Potamia is a traditional village set on a hillside overlooking a wonderfully lush and cool valley with a population of 300 inhabitants. It is dotted with monuments of Naxos’ rich history and its economic and cultural past, ranging from the Middle Ages onwards. Water mills, chapels and ruined towers are spread around the village and general area. Each neighborhood hosts the ruins of one or two olive mills and the area still yields excellent wine, honey, herbs and fruit.

It is comprised of three settlements Pano Potamia, (Upper river), Mesi Potamia, (Mid river) and Kato Potamia, (Lower river), making it a excellent place for hiking where one of the characteristics are the private, flower laden little gardens. The whole area is a hiker’s paradise, with many trails, traditional stone bridges, ponds with ducks and waterfalls populating the ponds even in the winter months.

The village, located in the center of the island, retains its traditional colours and is nestled in an idyllic environment with abundant flowing waters and great old plane trees. Potamia is rich in vegetation and springs due to its mountainous location. It is the village locals select when going out for dinner, as it has lovely taverns offering good quality wine and excellent food. Potamia is about 9km from Chora (Naxos Town) by road, via Galanado and on the way to Chalki.

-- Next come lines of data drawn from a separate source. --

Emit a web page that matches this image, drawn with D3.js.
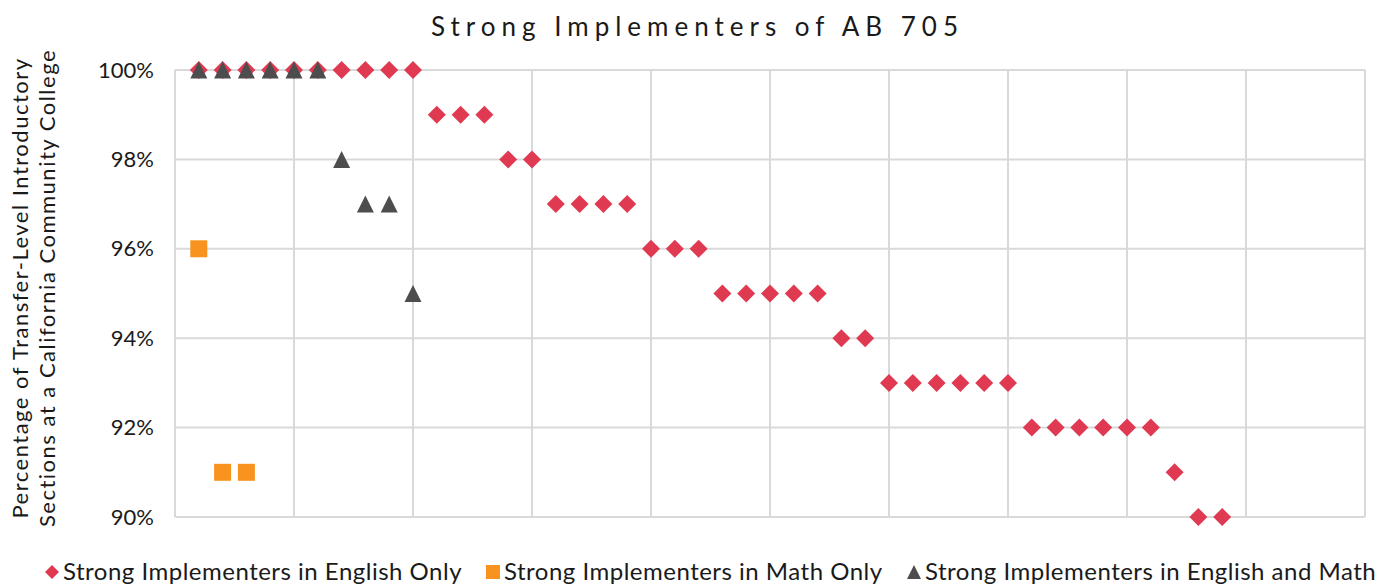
<!DOCTYPE html>
<html>
<head>
<meta charset="utf-8">
<script src="https://cdn.jsdelivr.net/npm/d3@7"></script>
<style>
  body { margin: 0; background: #fff; }
  text { font-family: Lato, "Open Sans", sans-serif; fill: #1a1a1a; }
</style>
</head>
<body>
<script>
// rank of each college along x, value in percent
var englishX = [1,2,3,4,5,6,7,8,9,10,11,12,13,14,15,16,17,18,19,20,21,22,23,24,25,26,27,28,29,30,31,32,33,34,35,36,37,38,39,40,41,42,43,44];
var englishY = [100,100,100,100,100,100,100,100,100,100,99,99,99,98,98,97,97,97,97,96,96,96,95,95,95,95,95,94,94,93,93,93,93,93,93,92,92,92,92,92,92,91,90,90];
var mathX = [1,2,3];
var mathY = [96,91,91];
var bothX = [1,2,3,4,5,6,7,8,9,10];
var bothY = [100,100,100,100,100,100,98,97,97,95];
var yTicks = [90,92,94,96,98,100];
var xGrid = [0,5,10,15,20,25,30,35,40,45,50];
var seriesNames = ["Strong Implementers in English Only", "Strong Implementers in Math Only", "Strong Implementers in English and Math"];

var width = 1395, height = 587;
var margin = {top: 70, right: 30, bottom: 70, left: 175};
var colors = {english: "#e03a52", math: "#f7931e", both: "#4d4d4d"};

var svg = d3.select("body").append("svg")
    .attr("width", width)
    .attr("height", height);

var x = d3.scaleLinear().domain([0, 50]).range([margin.left, width - margin.right]);
var y = d3.scaleLinear().domain([90, 100]).range([height - margin.bottom, margin.top]);

// grid
svg.append("g").selectAll("line.h")
    .data(yTicks).enter().append("line")
    .attr("x1", x(0)).attr("x2", x(50))
    .attr("y1", function(d) { return y(d); })
    .attr("y2", function(d) { return y(d); })
    .attr("stroke", "#d9d9d9").attr("stroke-width", 2);

svg.append("g").selectAll("line.v")
    .data(xGrid).enter().append("line")
    .attr("x1", function(d) { return x(d); })
    .attr("x2", function(d) { return x(d); })
    .attr("y1", y(100)).attr("y2", y(90))
    .attr("stroke", "#d9d9d9").attr("stroke-width", 2);

// y axis labels
var yAxis = d3.axisLeft(y).tickValues(yTicks).tickSize(0).tickPadding(21)
    .tickFormat(function(d) { return d + "%"; });
var gy = svg.append("g").attr("transform", "translate(" + x(0) + ",0)").call(yAxis);
gy.select(".domain").remove();
gy.selectAll("text").style("font-family", "Lato, sans-serif").style("font-size", "22px").attr("fill", "#1a1a1a");

// axis title
var yt = svg.append("text")
    .attr("transform", "translate(0,288) rotate(-90)")
    .attr("text-anchor", "middle")
    .style("font-size", "22px")
    .style("letter-spacing", "1.5px");
yt.append("tspan").attr("x", 0).attr("y", 28).text("Percentage of Transfer-Level Introductory");
yt.append("tspan").attr("x", 0).attr("y", 55).text("Sections  at a California Community College");

// title
svg.append("text")
    .attr("x", width / 2)
    .attr("y", 36)
    .attr("text-anchor", "middle")
    .style("font-size", "26px")
    .style("letter-spacing", "6px")
    .text("Strong Implementers of AB 705");

// marker shapes
function diamond(s) { return "M0," + (-s) + "L" + s + ",0L0," + s + "L" + (-s) + ",0Z"; }
function square(s) { return "M" + (-s) + "," + (-s) + "h" + (2 * s) + "v" + (2 * s) + "h" + (-2 * s) + "Z"; }
function triangle(s) { return "M0," + (-s) + "L" + s + "," + s + "L" + (-s) + "," + s + "Z"; }

function drawSeries(xs, ys, shape, color) {
    svg.append("g").selectAll("path")
        .data(xs).enter().append("path")
        .attr("transform", function(d, i) { return "translate(" + x(d) + "," + y(ys[i]) + ")"; })
        .attr("d", shape)
        .attr("fill", color);
}

drawSeries(englishX, englishY, diamond(9), colors.english);
drawSeries(mathX, mathY, square(8.5), colors.math);
drawSeries(bothX, bothY, triangle(8.5), colors.both);

// legend
var legendItems = [
    {name: seriesNames[0], shape: diamond(7), color: colors.english, x: 52},
    {name: seriesNames[1], shape: square(7), color: colors.math, x: 493},
    {name: seriesNames[2], shape: triangle(7), color: colors.both, x: 914}
];
var lg = svg.append("g").selectAll("g")
    .data(legendItems).enter().append("g")
    .attr("transform", function(d) { return "translate(" + d.x + ",572)"; });
lg.append("path").attr("d", function(d) { return d.shape; }).attr("fill", function(d) { return d.color; });
lg.append("text").attr("x", 11).attr("y", 8)
    .style("font-size", "24px").style("letter-spacing", "0.5px")
    .text(function(d) { return d.name; });
</script>
</body>
</html>
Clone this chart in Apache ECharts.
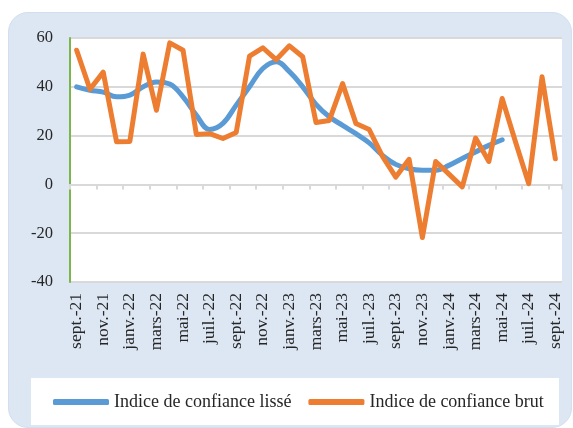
<!DOCTYPE html>
<html>
<head>
<meta charset="utf-8">
<script src="https://cdn.jsdelivr.net/npm/echarts@6/dist/echarts.min.js"></script>
<style>
  html, body { margin: 0; padding: 0; background: #fff; }
  #panel { position: absolute; left: 8px; top: 12px; width: 562px; height: 414px;
           background: #dde7f3; border: 1px solid #d2dfee; border-radius: 20px; }
  #legendBox { position: absolute; left: 31px; top: 378px; width: 528px; height: 47px; background: #fff; }
  #chart { position: absolute; left: 0; top: 0; width: 573px; height: 428px; }
</style>
</head>
<body>
<div id="panel"></div>
<div id="legendBox"></div>
<div id="chart"></div>
<script>
// mois de sept.-21 à sept.-24
const months = [
  'sept.-21', 'oct.-21', 'nov.-21', 'déc.-21',
  'janv.-22', 'févr.-22', 'mars-22', 'avr.-22', 'mai-22', 'juin-22', 'juil.-22', 'août-22',
  'sept.-22', 'oct.-22', 'nov.-22', 'déc.-22',
  'janv.-23', 'févr.-23', 'mars-23', 'avr.-23', 'mai-23', 'juin-23', 'juil.-23', 'août-23',
  'sept.-23', 'oct.-23', 'nov.-23', 'déc.-23',
  'janv.-24', 'févr.-24', 'mars-24', 'avr.-24', 'mai-24', 'juin-24', 'juil.-24', 'août-24',
  'sept.-24'
]
const indiceBrut = [
  55, 39, 46, 17.5, 17.6, 53.4, 30.4, 58, 55, 20.5, 20.8, 18.8,
  21.3, 52.6, 56, 51.1, 56.8, 52.3, 25.4, 26.2, 41.3, 25, 22.5, 11.5,
  3, 10.3, -21.8, 9.4, 4.2, -1, 19, 9.4, 35.2, 17.5, 0.3, 44.1,
  10.5
]
const indiceLisse = [
  40, 38.6, 37.8, 35.9, 36.6, 40, 42, 41.1, 35.9, 28.4, 22.5, 25,
  32.5, 40, 47.5, 50.3, 46.2, 40, 32.8, 27.7, 24.2, 20.8, 17, 11.9,
  8.2, 6.4, 5.8, 5.8, 7.8, 10.6, 13.3, 16, 18.3
]
const yTicks = { min: -40, max: 60, step: 20 }

const font = 'Liberation Serif'
const myChart = echarts.init(document.getElementById('chart'))
const option = {
  backgroundColor: 'transparent',
  animation: false,
  grid: {
    left: 70, right: 11, top: 38, bottom: 146,
    show: true, backgroundColor: '#fff', borderWidth: 0
  },
  legend: {
    left: 53, top: 393, padding: 0,
    icon: 'roundRect', itemWidth: 56, itemHeight: 6, itemGap: 17,
    textStyle: { fontFamily: font, fontSize: 18, color: '#262626' },
    data: ['Indice de confiance lissé', 'Indice de confiance brut']
  },
  xAxis: [
    {
      type: 'category',
      data: months,
      axisLine: { onZero: true, lineStyle: { color: '#d9d9d9', width: 2 } },
      axisTick: { show: true, interval: 1, length: 5, lineStyle: { color: '#d9d9d9', width: 2 } },
      axisLabel: { show: false }
    },
    {
      type: 'category',
      data: months,
      position: 'bottom',
      axisLine: { show: false, onZero: false },
      axisTick: { show: false },
      axisLabel: {
        interval: 1, rotate: 90, margin: 11,
        fontFamily: font, fontSize: 17.5, color: '#262626'
      }
    }
  ],
  yAxis: {
    type: 'value',
    min: yTicks.min, max: yTicks.max, interval: yTicks.step,
    axisLine: { show: true, lineStyle: { color: '#7ab648', width: 2 } },
    axisTick: { show: false },
    axisLabel: { margin: 17, fontFamily: font, fontSize: 16.5, color: '#262626' },
    splitLine: { lineStyle: { color: '#d9d9d9', width: 2 } }
  },
  series: [
    {
      name: 'Indice de confiance lissé',
      type: 'line',
      data: indiceLisse,
      smooth: 0.4,
      showSymbol: false,
      color: '#5b9bd5',
      lineStyle: { width: 5, cap: 'round' },
      z: 2
    },
    {
      name: 'Indice de confiance brut',
      type: 'line',
      data: indiceBrut,
      showSymbol: false,
      color: '#ed7d31',
      lineStyle: { width: 5, join: 'round', cap: 'round' },
      z: 3
    }
  ]
}
myChart.setOption(option)
</script>
</body>
</html>
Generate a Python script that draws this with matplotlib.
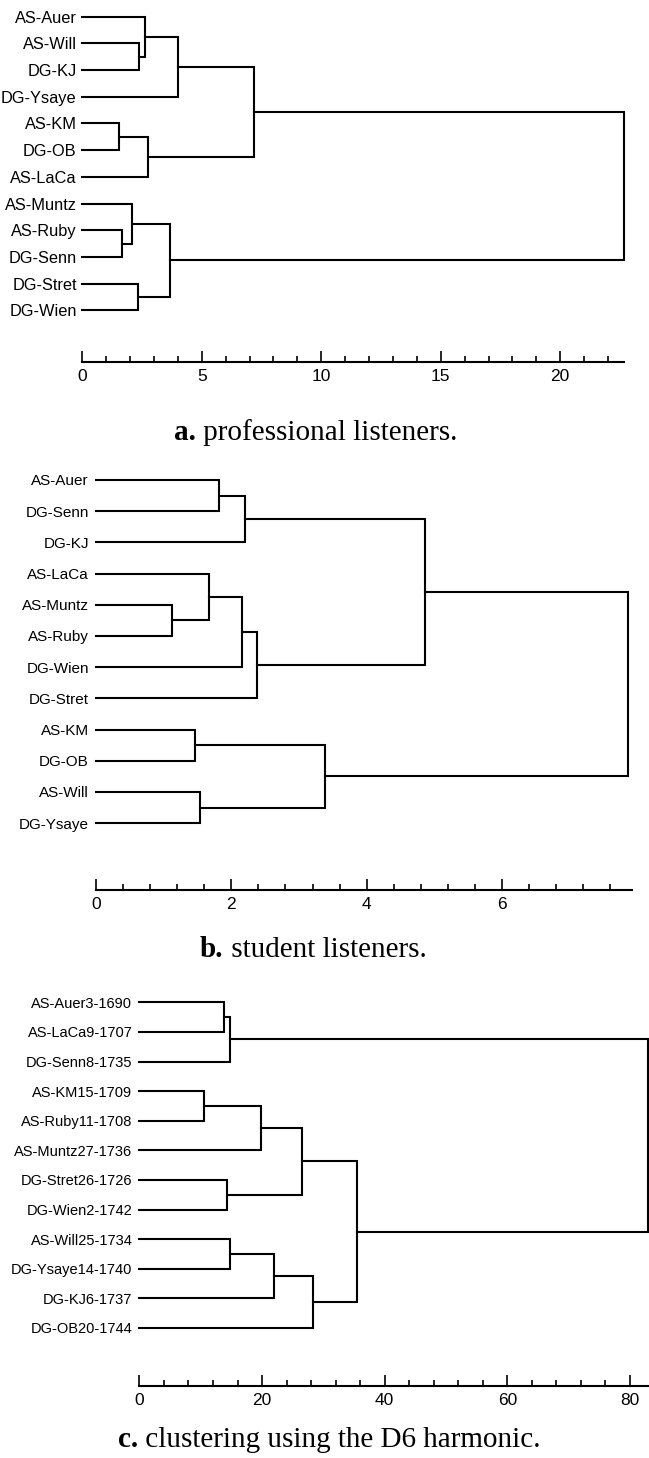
import matplotlib
matplotlib.use("Agg")
import matplotlib.pyplot as plt
from matplotlib.ticker import MultipleLocator

# panel a: professional listeners
labels_a = ["AS-Auer", "AS-Will", "DG-KJ", "DG-Ysaye", "AS-KM", "DG-OB", "AS-LaCa",
            "AS-Muntz", "AS-Ruby", "DG-Senn", "DG-Stret", "DG-Wien"]
# merges: (child, child, height); leaves 0..n-1, new clusters n, n+1, ...
merges_a = [(1, 2, 2.39), (0, 12, 2.62), (13, 3, 4.02), (4, 5, 1.55), (15, 6, 2.76),
            (14, 16, 7.18), (8, 9, 1.65), (7, 18, 2.07), (10, 11, 2.32), (19, 20, 3.67),
            (17, 21, 22.67)]
ticks_a = [0, 5, 10, 15, 20]

# panel b: student listeners
labels_b = ["AS-Auer", "DG-Senn", "DG-KJ", "AS-LaCa", "AS-Muntz", "AS-Ruby", "DG-Wien",
            "DG-Stret", "AS-KM", "DG-OB", "AS-Will", "DG-Ysaye"]
merges_b = [(0, 1, 1.82), (12, 2, 2.21), (4, 5, 1.13), (3, 14, 1.67), (15, 6, 2.16),
            (16, 7, 2.38), (13, 17, 4.86), (8, 9, 1.47), (10, 11, 1.54), (19, 20, 3.39),
            (18, 21, 7.86)]
ticks_b = [0, 2, 4, 6]

# panel c: D6 harmonic
labels_c = ["AS-Auer3-1690", "AS-LaCa9-1707", "DG-Senn8-1735", "AS-KM15-1709",
            "AS-Ruby11-1708", "AS-Muntz27-1736", "DG-Stret26-1726", "DG-Wien2-1742",
            "AS-Will25-1734", "DG-Ysaye14-1740", "DG-KJ6-1737", "DG-OB20-1744"]
merges_c = [(0, 1, 13.85), (12, 2, 14.78), (3, 4, 10.54), (14, 5, 19.79), (6, 7, 14.34),
            (15, 16, 26.47), (8, 9, 14.78), (18, 10, 21.96), (19, 11, 28.37),
            (17, 20, 35.5), (13, 21, 83.0)]
ticks_c = [0, 20, 40, 60, 80]

captions = [("a.", " professional listeners."),
            ("b.", " student listeners."),
            ("c.", " clustering using the D6 harmonic.")]

W, H = 649, 1458
fig = plt.figure(figsize=(W / 100, H / 100), dpi=100)
fig.patch.set_facecolor("white")

sans = ["Liberation Sans", "DejaVu Sans"]
serif = ["Liberation Serif", "DejaVu Serif"]


def dendro(labels, merges, ticks, minor, x0, x1, xmax, ytop, step, yaxis, lab_size, lab_pad=5):
    n = len(labels)
    top = ytop - 0.6 * step
    ax = fig.add_axes([x0 / W, 1 - yaxis / H, (x1 - x0) / W, (yaxis - top) / H])
    pos = {i: (0.0, float(i)) for i in range(n)}
    for k, (a, b, h) in enumerate(merges):
        xa, ya = pos[a]
        xb, yb = pos[b]
        ax.plot([xa, h, h, xb], [ya, ya, yb, yb], color="black", lw=1.5,
                solid_joinstyle="miter", clip_on=False)
        pos[n + k] = (h, (ya + yb) / 2)
    ax.set_xlim(0, xmax)
    ax.set_ylim((yaxis - ytop) / step, -0.6)
    for s in ["top", "right", "left"]:
        ax.spines[s].set_visible(False)
    ax.spines["bottom"].set_linewidth(1.5)
    ax.set_xticks(ticks)
    ax.xaxis.set_minor_locator(MultipleLocator(minor))
    ax.tick_params(axis="x", which="major", direction="in", length=8, width=1.2,
                   pad=5, labelsize=12.5)
    ax.tick_params(axis="x", which="minor", direction="in", length=4, width=1.2)
    for t in ax.get_xticklabels():
        t.set_family(sans)
    ax.set_yticks(range(n))
    ax.set_yticklabels(labels, family=sans, fontsize=lab_size)
    ax.tick_params(axis="y", length=0, pad=lab_pad)
    ax.set_facecolor("none")
    return ax


dendro(labels_a, merges_a, ticks_a, 1, 82.3, 624, 22.67, 16.7, 26.7, 362, 11.8, 4)
dendro(labels_b, merges_b, ticks_b, 0.4, 95.9, 632, 7.92, 480, 31.2, 890, 11)
dendro(labels_c, merges_c, ticks_c, 4, 139.4, 649, 83.1, 1002.3, 29.6, 1386, 10.5)

cap_pos = [(174, 440), (200, 957), (118, 1447)]
for (bold, rest), (cx, cy) in zip(captions, cap_pos):
    t = fig.text(cx / W, 1 - cy / H, bold, family=serif, fontweight="bold",
                 fontsize=21, va="baseline", ha="left")
    plt.annotate(rest, xy=(1, 0), xycoords=t, va="bottom", ha="left",
                 family=serif, fontsize=21)

fig.savefig("out.png", dpi=100)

In the Medieval period, Potamia was very prosperous, the many Venetian towers and the 14 mills, whose ruins can be seen in the area till today attest to this. It realized its prime during the period of Frankish rule, when it was the popular country resort for the Venetian nobility.

In the Lierado neighborhood in between olive groves and huge plane trees, stands the 17th century the three-level Tower of Kokkos, which had a watermill in its basement. Inscriptions can be seen on the marble beams above the tower’s entrances. According to local legend, the tower played a part in the setting of a Romeo-and-Juliet like love affair that involved members of the rival Kokkos and Barozzi families. It is the most impressive structural site in the area.

The taverna in Ano Potamia is well-known for its idyllic setting and appetizing foods. It is named Pighi (Greek - Spring) and is one of the best taverns on the island. Naturally, it is situated next to a water spring.

A feature in Ano Potamia is the square with the old water fountain, next to the chapel of Agios Ioannis Theologos (which was built in 1799), while one of the 14 old watermills situated on the outskirts of the settlement has undergone restoration and can now accept visitors.

The unfinished archaic stone statue of Kore, a mythical female figure, is seen in the upper part of the village (called Ano Potamia), on the way to Halki (Chalki). Some distance away, on the way to the village of Melanes you will find a male counterpart.

The ruins of Potamia Castle (Greek - Apano Kastro), a small fort built by the Venetian Duke of Naxos Marco Sanudo in the 13th century as a lookout against pirate invasions, are seen on a hilltop on the way to Drymalia , the former municipality of eastern Naxos.

The most important of the 37 churches in the Potamia area is Agios Mamas, a 10th century Byzantine basilica at Mitropoulos, on the road to Filoti.

The main source of income for the approximately 350 permanent residents of Potamia today is farming and livestock. The village is also well-reputed for its sweet preserves, excellent cheese variety and local wine.